Material provided >>
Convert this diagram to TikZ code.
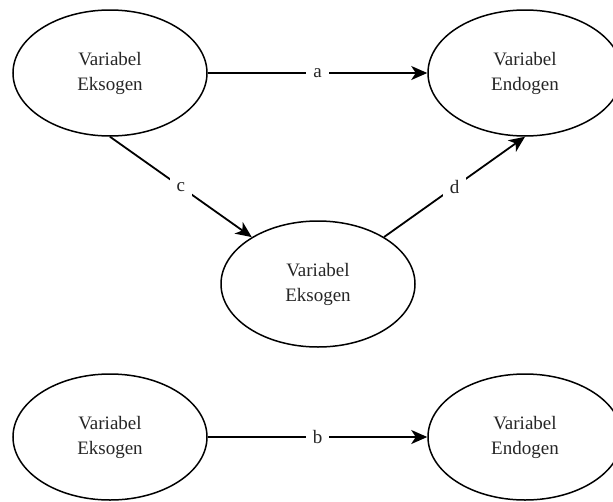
\documentclass[tikz,border=0pt]{standalone}
\usepackage{fontspec}
\setmainfont{Liberation Serif}
\usetikzlibrary{shapes.geometric,arrows.meta}
\begin{document}
\begin{tikzpicture}[x=1pt,y=-1pt,
  varnode/.style={ellipse,draw=black,line width=1.5pt,minimum width=194pt,minimum height=126pt,inner sep=0pt,align=center,font=\fontsize{19}{25}\selectfont,text=black!85},
  link/.style={line width=1.8pt,-{Stealth[length=16pt,width=14pt,inset=4.5pt]}},
  lbl/.style={fill=white,inner sep=7pt,font=\fontsize{19}{25}\selectfont,text=black!85}]
\clip (0,0) rectangle (613,501);
\fill[white] (0,0) rectangle (613,501);
\node[varnode] (tl) at (110,73) {Variabel\\Eksogen};
\node[varnode] (tr) at (525,73) {Variabel\\Endogen};
\node[varnode] (mid) at (318,284) {Variabel\\Eksogen};
\node[varnode] (bl) at (110,437) {Variabel\\Eksogen};
\node[varnode] (br) at (525,437) {Variabel\\Endogen};
\draw[link] (tl) -- node[lbl] {a} (tr);
\draw[link] (tl.south) -- node[lbl] {c} (mid);
\draw[link] (mid) -- node[lbl] {d} (tr.south);
\draw[link] (bl) -- node[lbl] {b} (br);
\end{tikzpicture}
\end{document}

What is expected >> Return all of the data exactly as written, and drop the pictures.

Solution to the exercise >>
Convert this diagram to TikZ code.
\documentclass[tikz,border=0pt]{standalone}
\usepackage{fontspec}
\setmainfont{Liberation Serif}
\usetikzlibrary{shapes.geometric,arrows.meta}
\begin{document}
\begin{tikzpicture}[x=1pt,y=-1pt,
  varnode/.style={ellipse,draw=black,line width=1.5pt,minimum width=194pt,minimum height=126pt,inner sep=0pt,align=center,font=\fontsize{19}{25}\selectfont,text=black!85},
  link/.style={line width=1.8pt,-{Stealth[length=16pt,width=14pt,inset=4.5pt]}},
  lbl/.style={fill=white,inner sep=7pt,font=\fontsize{19}{25}\selectfont,text=black!85}]
\clip (0,0) rectangle (613,501);
\fill[white] (0,0) rectangle (613,501);
\node[varnode] (tl) at (110,73) {Variabel\\Eksogen};
\node[varnode] (tr) at (525,73) {Variabel\\Endogen};
\node[varnode] (mid) at (318,284) {Variabel\\Eksogen};
\node[varnode] (bl) at (110,437) {Variabel\\Eksogen};
\node[varnode] (br) at (525,437) {Variabel\\Endogen};
\draw[link] (tl) -- node[lbl] {a} (tr);
\draw[link] (tl.south) -- node[lbl] {c} (mid);
\draw[link] (mid) -- node[lbl] {d} (tr.south);
\draw[link] (bl) -- node[lbl] {b} (br);
\end{tikzpicture}
\end{document}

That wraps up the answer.